→ **Data section**:
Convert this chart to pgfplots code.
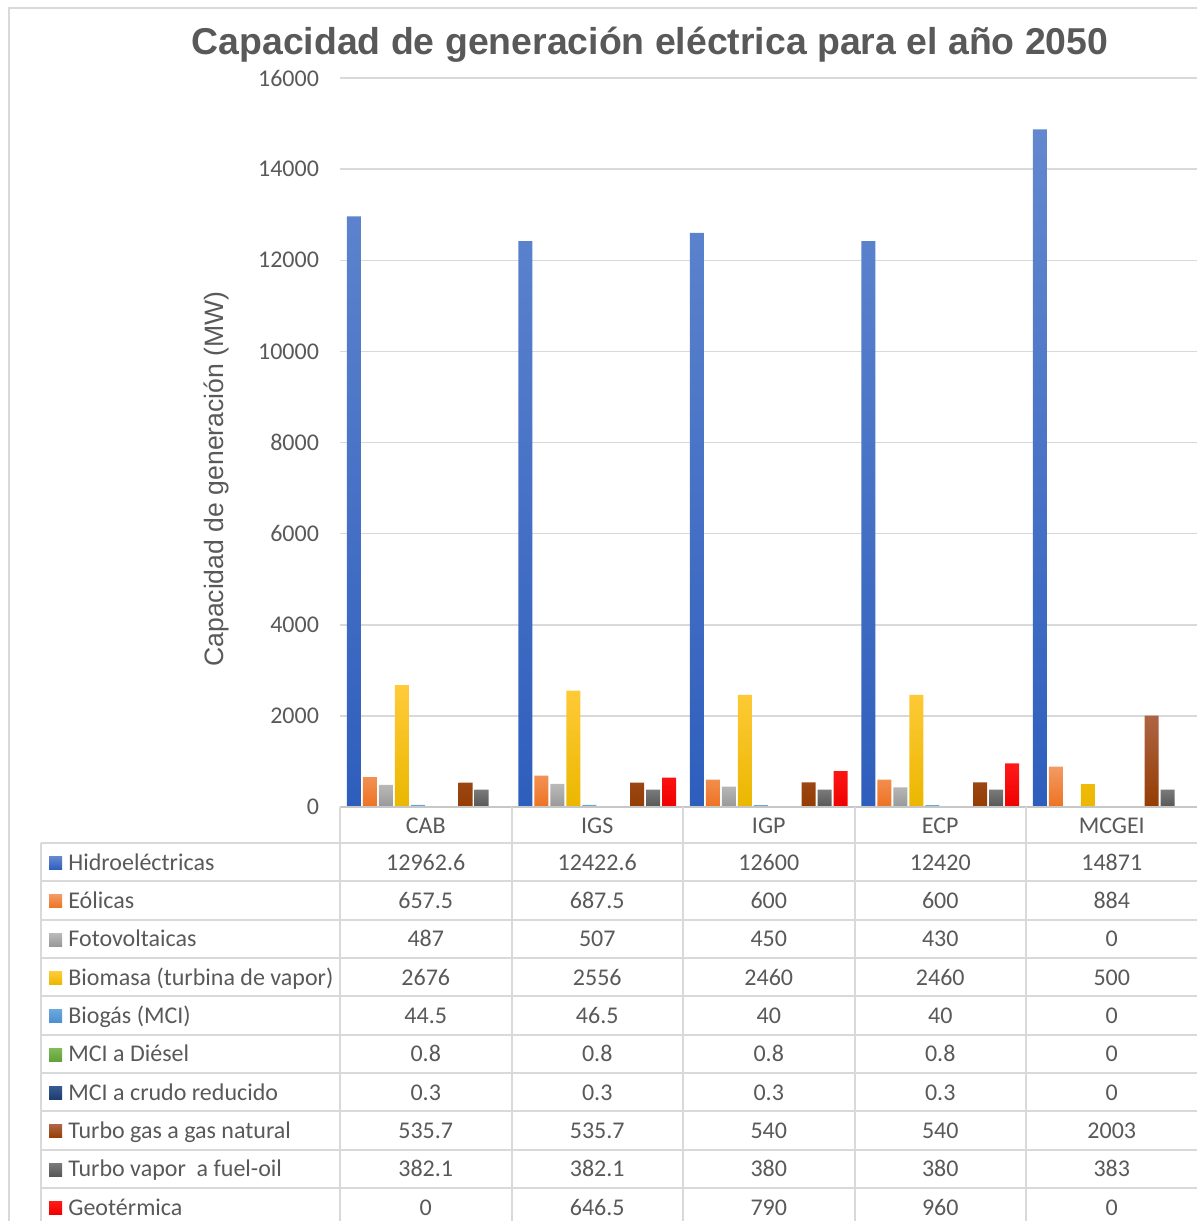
\documentclass[border=0pt]{standalone}
\usepackage{pgfplots}
\pgfplotsset{compat=1.18}
\usepackage{pgfplotstable}
\usepackage{fontspec}
\setmainfont{Carlito}
\newfontfamily\arial{Liberation Sans}

\definecolor{txt}{HTML}{595959}
\definecolor{gridc}{HTML}{D9D9D9}
\definecolor{linec}{HTML}{D9D9D9}
\definecolor{hT}{HTML}{6388CF}\definecolor{hB}{HTML}{2E5EBD}
\definecolor{eT}{HTML}{F39A62}\definecolor{eB}{HTML}{EE7222}
\definecolor{fT}{HTML}{BABABA}\definecolor{fB}{HTML}{989898}
\definecolor{bT}{HTML}{FFCB3A}\definecolor{bB}{HTML}{EBB700}
\definecolor{gT}{HTML}{6BA7DD}\definecolor{gB}{HTML}{4A8ECE}
\definecolor{dT}{HTML}{80BC58}\definecolor{dB}{HTML}{62A03A}
\definecolor{cT}{HTML}{365A92}\definecolor{cB}{HTML}{1F3C6C}
\definecolor{tgT}{HTML}{AE6444}\definecolor{tgB}{HTML}{943C02}
\definecolor{tvT}{HTML}{7A7A7A}\definecolor{tvB}{HTML}{575757}
\definecolor{rT}{HTML}{FF1A1A}\definecolor{rB}{HTML}{F00000}

% installed capacity (MW) per scenario
\pgfplotstableread{
idx H E F B BG D C TG TV G
0 12962.6 657.5 487 2676 44.5 0.8 0.3 535.7 382.1 0
1 12422.6 687.5 507 2556 46.5 0.8 0.3 535.7 382.1 646.5
2 12600 600 450 2460 40 0.8 0.3 540 380 790
3 12420 600 430 2460 40 0.8 0.3 540 380 960
4 14871 884 0 500 0 0 0 2003 383 0
}\datatable

\begin{document}
\begin{tikzpicture}
\useasboundingbox (0,0) rectangle (598.5pt,-610.5pt);

\begin{axis}[
  at={(170pt,-403.5pt)}, anchor=south west,
  scale only axis, width=428.75pt, height=364.5pt,
  xmin=-0.5, xmax=4.5, ymin=0, ymax=16000,
  ybar=0.975pt, bar width=7pt,
  axis line style={draw=none},
  major tick length=0pt,
  xtick=\empty,
  ytick={0,2000,...,16000},
  scaled y ticks=false,
  ymajorgrids, grid style={color=gridc, line width=0.75pt},
  /pgf/number format/.cd, fixed, 1000 sep={}, assume math mode=true,
  /pgfplots/.cd,
  yticklabel style={font=\fontsize{12}{14}\selectfont, text=txt, xshift=-7pt},
  clip=false,
]
\addplot[draw=none, top color=hT, bottom color=hB] table[x=idx,y=H]{\datatable};
\addplot[draw=none, top color=eT, bottom color=eB] table[x=idx,y=E]{\datatable};
\addplot[draw=none, top color=fT, bottom color=fB] table[x=idx,y=F]{\datatable};
\addplot[draw=none, top color=bT, bottom color=bB] table[x=idx,y=B]{\datatable};
\addplot[draw=none, top color=gT, bottom color=gB] table[x=idx,y=BG]{\datatable};
\addplot[draw=none, top color=dT, bottom color=dB] table[x=idx,y=D]{\datatable};
\addplot[draw=none, top color=cT, bottom color=cB] table[x=idx,y=C]{\datatable};
\addplot[draw=none, top color=tgT, bottom color=tgB] table[x=idx,y=TG]{\datatable};
\addplot[draw=none, top color=tvT, bottom color=tvB] table[x=idx,y=TV]{\datatable};
\addplot[draw=none, top color=rT, bottom color=rB] table[x=idx,y=G]{\datatable};
\end{axis}

\begin{scope}[x=0.5pt, y=-0.5pt]
  % outer chart frame
  \draw[linec, line width=1pt] (9,1400) -- (9,8) -- (1400,8);
  % title and axis title
  \node[font=\arial\bfseries\fontsize{18.7}{22}\selectfont, text=txt, anchor=base]
    at (650,54) {Capacidad de generación eléctrica para el año 2050};
  \node[rotate=90, font=\arial\fontsize{13.3}{16}\selectfont, text=txt]
    at (216,479) {Capacidad de generación (MW)};
  % data table grid
  \draw[color=gridc!80!gray, line width=0.9pt] (340,807) -- (1200,807);
  \foreach \k in {0,...,10} \draw[linec, line width=1pt] (41,{843+38.33*\k}) -- (1200,{843+38.33*\k});
  \draw[linec, line width=1pt] (41,843) -- (41,1400);
  \foreach \k in {0,...,5} \draw[linec, line width=1pt] ({340+171.5*\k},807) -- ({340+171.5*\k},1400);
  % category headers
  \foreach \c [count=\i from 0] in {CAB,IGS,IGP,ECP,MCGEI}
    \node[font=\fontsize{12}{14}\selectfont, text=txt, text height=1.6ex, text depth=0.3ex]
      at ({425.75+171.5*\i},827) {\c};
  % series rows: key, name and values
  \foreach \col/\name/\ctop/\cbot [count=\r from 0] in {
      H/Hidroeléctricas/hT/hB,
      E/Eólicas/eT/eB,
      F/Fotovoltaicas/fT/fB,
      B/Biomasa (turbina de vapor)/bT/bB,
      BG/Biogás (MCI)/gT/gB,
      D/MCI a Diésel/dT/dB,
      C/MCI a crudo reducido/cT/cB,
      TG/Turbo gas a gas natural/tgT/tgB,
      TV/Turbo vapor\ \ a fuel-oil/tvT/tvB,
      G/Geotérmica/rT/rB}{
    \pgfmathsetmacro\yc{864+38.33*\r}
    \fill[top color=\ctop, bottom color=\cbot] (49,\yc-7.5) rectangle (62,\yc+5.5);
    \node[anchor=west, font=\fontsize{12}{14}\selectfont, text=txt, inner sep=0pt,
          text height=1.6ex, text depth=0.3ex] at (68,\yc) {\name};
    \foreach \i in {0,...,4}{
      \pgfplotstablegetelem{\i}{\col}\of\datatable
      \node[font=\fontsize{12}{14}\selectfont, text=txt, text height=1.6ex, text depth=0.3ex]
        at ({425.75+171.5*\i},\yc) {\pgfplotsretval};
    }
  }
\end{scope}
\end{tikzpicture}
\end{document}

→ **Problem description**: Return the listing above unchanged, apart from dropping its pictures.

→ **Task result**:
Convert this chart to pgfplots code.
\documentclass[border=0pt]{standalone}
\usepackage{pgfplots}
\pgfplotsset{compat=1.18}
\usepackage{pgfplotstable}
\usepackage{fontspec}
\setmainfont{Carlito}
\newfontfamily\arial{Liberation Sans}

\definecolor{txt}{HTML}{595959}
\definecolor{gridc}{HTML}{D9D9D9}
\definecolor{linec}{HTML}{D9D9D9}
\definecolor{hT}{HTML}{6388CF}\definecolor{hB}{HTML}{2E5EBD}
\definecolor{eT}{HTML}{F39A62}\definecolor{eB}{HTML}{EE7222}
\definecolor{fT}{HTML}{BABABA}\definecolor{fB}{HTML}{989898}
\definecolor{bT}{HTML}{FFCB3A}\definecolor{bB}{HTML}{EBB700}
\definecolor{gT}{HTML}{6BA7DD}\definecolor{gB}{HTML}{4A8ECE}
\definecolor{dT}{HTML}{80BC58}\definecolor{dB}{HTML}{62A03A}
\definecolor{cT}{HTML}{365A92}\definecolor{cB}{HTML}{1F3C6C}
\definecolor{tgT}{HTML}{AE6444}\definecolor{tgB}{HTML}{943C02}
\definecolor{tvT}{HTML}{7A7A7A}\definecolor{tvB}{HTML}{575757}
\definecolor{rT}{HTML}{FF1A1A}\definecolor{rB}{HTML}{F00000}

% installed capacity (MW) per scenario
\pgfplotstableread{
idx H E F B BG D C TG TV G
0 12962.6 657.5 487 2676 44.5 0.8 0.3 535.7 382.1 0
1 12422.6 687.5 507 2556 46.5 0.8 0.3 535.7 382.1 646.5
2 12600 600 450 2460 40 0.8 0.3 540 380 790
3 12420 600 430 2460 40 0.8 0.3 540 380 960
4 14871 884 0 500 0 0 0 2003 383 0
}\datatable

\begin{document}
\begin{tikzpicture}
\useasboundingbox (0,0) rectangle (598.5pt,-610.5pt);

\begin{axis}[
  at={(170pt,-403.5pt)}, anchor=south west,
  scale only axis, width=428.75pt, height=364.5pt,
  xmin=-0.5, xmax=4.5, ymin=0, ymax=16000,
  ybar=0.975pt, bar width=7pt,
  axis line style={draw=none},
  major tick length=0pt,
  xtick=\empty,
  ytick={0,2000,...,16000},
  scaled y ticks=false,
  ymajorgrids, grid style={color=gridc, line width=0.75pt},
  /pgf/number format/.cd, fixed, 1000 sep={}, assume math mode=true,
  /pgfplots/.cd,
  yticklabel style={font=\fontsize{12}{14}\selectfont, text=txt, xshift=-7pt},
  clip=false,
]
\addplot[draw=none, top color=hT, bottom color=hB] table[x=idx,y=H]{\datatable};
\addplot[draw=none, top color=eT, bottom color=eB] table[x=idx,y=E]{\datatable};
\addplot[draw=none, top color=fT, bottom color=fB] table[x=idx,y=F]{\datatable};
\addplot[draw=none, top color=bT, bottom color=bB] table[x=idx,y=B]{\datatable};
\addplot[draw=none, top color=gT, bottom color=gB] table[x=idx,y=BG]{\datatable};
\addplot[draw=none, top color=dT, bottom color=dB] table[x=idx,y=D]{\datatable};
\addplot[draw=none, top color=cT, bottom color=cB] table[x=idx,y=C]{\datatable};
\addplot[draw=none, top color=tgT, bottom color=tgB] table[x=idx,y=TG]{\datatable};
\addplot[draw=none, top color=tvT, bottom color=tvB] table[x=idx,y=TV]{\datatable};
\addplot[draw=none, top color=rT, bottom color=rB] table[x=idx,y=G]{\datatable};
\end{axis}

\begin{scope}[x=0.5pt, y=-0.5pt]
  % outer chart frame
  \draw[linec, line width=1pt] (9,1400) -- (9,8) -- (1400,8);
  % title and axis title
  \node[font=\arial\bfseries\fontsize{18.7}{22}\selectfont, text=txt, anchor=base]
    at (650,54) {Capacidad de generación eléctrica para el año 2050};
  \node[rotate=90, font=\arial\fontsize{13.3}{16}\selectfont, text=txt]
    at (216,479) {Capacidad de generación (MW)};
  % data table grid
  \draw[color=gridc!80!gray, line width=0.9pt] (340,807) -- (1200,807);
  \foreach \k in {0,...,10} \draw[linec, line width=1pt] (41,{843+38.33*\k}) -- (1200,{843+38.33*\k});
  \draw[linec, line width=1pt] (41,843) -- (41,1400);
  \foreach \k in {0,...,5} \draw[linec, line width=1pt] ({340+171.5*\k},807) -- ({340+171.5*\k},1400);
  % category headers
  \foreach \c [count=\i from 0] in {CAB,IGS,IGP,ECP,MCGEI}
    \node[font=\fontsize{12}{14}\selectfont, text=txt, text height=1.6ex, text depth=0.3ex]
      at ({425.75+171.5*\i},827) {\c};
  % series rows: key, name and values
  \foreach \col/\name/\ctop/\cbot [count=\r from 0] in {
      H/Hidroeléctricas/hT/hB,
      E/Eólicas/eT/eB,
      F/Fotovoltaicas/fT/fB,
      B/Biomasa (turbina de vapor)/bT/bB,
      BG/Biogás (MCI)/gT/gB,
      D/MCI a Diésel/dT/dB,
      C/MCI a crudo reducido/cT/cB,
      TG/Turbo gas a gas natural/tgT/tgB,
      TV/Turbo vapor\ \ a fuel-oil/tvT/tvB,
      G/Geotérmica/rT/rB}{
    \pgfmathsetmacro\yc{864+38.33*\r}
    \fill[top color=\ctop, bottom color=\cbot] (49,\yc-7.5) rectangle (62,\yc+5.5);
    \node[anchor=west, font=\fontsize{12}{14}\selectfont, text=txt, inner sep=0pt,
          text height=1.6ex, text depth=0.3ex] at (68,\yc) {\name};
    \foreach \i in {0,...,4}{
      \pgfplotstablegetelem{\i}{\col}\of\datatable
      \node[font=\fontsize{12}{14}\selectfont, text=txt, text height=1.6ex, text depth=0.3ex]
        at ({425.75+171.5*\i},\yc) {\pgfplotsretval};
    }
  }
\end{scope}
\end{tikzpicture}
\end{document}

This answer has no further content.